Further recognition came to Dvořák in 1874, when his application for an Austrian government award brought his music to the attention of the critic Eduard Hanslick in Vienna and subsequently to that of Brahms, a later member of the examining committee. The granting of this award for five consecutive years was of material assistance. It was through this contact that, impressed by Dvořák’s Moravian Duets entered for the award of 1877, Brahms was able to arrange for their publication by Simrock, who commissioned a further work, Slavonic Dances, for piano duet. The success of these publications introduced Dvořák’s music to a much wider public, for which it held a certain exotic appeal. As his reputation grew, there were visits to Germany and to England, where he was always received with greater enthusiasm than might initially have been accorded a Czech composer in Vienna.
In 1883 Dvořák had rejected a tempting proposal that he should write a German opera for Vienna. At home he continued to contribute to Czech operatic repertoire, an important element in re-establishing national musical identity. The invitation to take up a position in New York was another matter. In 1891 he had become professor of composition at Prague Conservatory and in the summer of the same year he was invited to become director of the National Conservatory of Music in New York, an institution intended to foster American music, hitherto dominated by musicians from Europe or largely trained there. Dvořák’s contribution was seen as that of providing a blue-print for American national music, following the example of Czech national music, which owed so much to him.
The musical results of Dvořák’s time in America must lie chiefly in his own compositions, notably in his Symphony ‘From the New World’, his American Quartet and American Quintet, his Violin Sonatina, and, to a lesser extent, his so-called American Suite, works that rely strongly on the European tradition that he had inherited, while making use of melodies and rhythms that might be associated in one way or another with America. By 1895 Dvořák was home for good, resuming work at the Prague Conservatory, of which he became director in 1901. His final works included a series of symphonic poems and two more operas, to add to the nine he had already composed. He died in Prague in 1904.
The nine symphonies of Dvořák are variously numbered, since he tried to discard earlier attempts at the form. The last of the symphonies, published as No.5, but in fact the ninth, has the explanatory title ‘From the New World’. It was written in the early months of 1893 and first performed at Carnegie Hall on 16th December of the same year by the New York Philharmonic Orchestra under Anton Seidl. It was an immediate success.
Dvořák was deeply influenced by America and by the ‘Indian’ and ‘Negro’ music he heard, as well as the songs of Stephen Foster. In Longfellow’s Song of Hiawatha, which he said he had first read in translation thirty years before, he found an expression of American identity that also took its due place in his symphony. He made it clear that all the themes were original, although shaped by the use of particular rhythmic and melodic features of music of the New World. Nevertheless the symphony retains an inevitable air of Bohemia.

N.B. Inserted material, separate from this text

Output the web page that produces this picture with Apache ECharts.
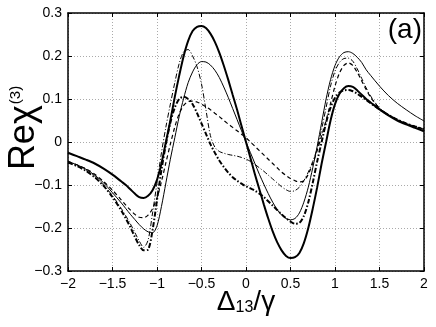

Mrs Jeanette Thurber, who had invited Dvořák to America and whose resources lay at the back of the new National Conservatory, where she offered scholarships to encourage the recruitment of students of any race, colour or social status, had hoped that Hiawatha might form the basis of an American opera from the composer she had hired. The slow movement of the symphony, with its famous cor anglais solo, has been associated with the blessing of the cornfields in Longfellow’s poem, or with Hiawath’s Wooing, and his journey home with his bride, while some have found echoes of the burial of Minnehaha in the forest. The third movement is more clearly associated with Hiawatha’s Wedding Feast, when Pau-Puk-Keewis entertains the weddingguests with his dancing, ‘Whirling, spinning round in circles, / Leaping o’er the guests assembled’, energetic activity contrasted with a more properly Bohemian trio section. The final movement, with its reference to what has passed, forms a brilliant conclusion, ending in the quietest possible sustained wind chord.
Dvořák’s Symphonic Variations, Op. 78, were written in the late summer of 1877 and show the composer’s particular ability in the form. It is said that the work was written in answer to a challenge from a friend to write variations on a theme that seemed impossible for the purpose, the male part-song Já jsem huslar (I am a fiddler). The work had some local success when it was first performed, but it was not until ten years later, in 1887, that it won wider acclaim, when it was performed in London and then in Vienna under Hans Richter. The theme itself, marked Lento e molto tranquillo, is started by the strings and continued with the support of the woodwind. The 27 variations that follow demonstrate wit, ingenuity and remarkable invention, with a splendid command of the resources of the orchestra. The work ends with a fugue, its subject stated by the clarinet and second violin, to be answered by the bassoon and viola. The fugue is followed by a series of episodes that establish a much less formal mood.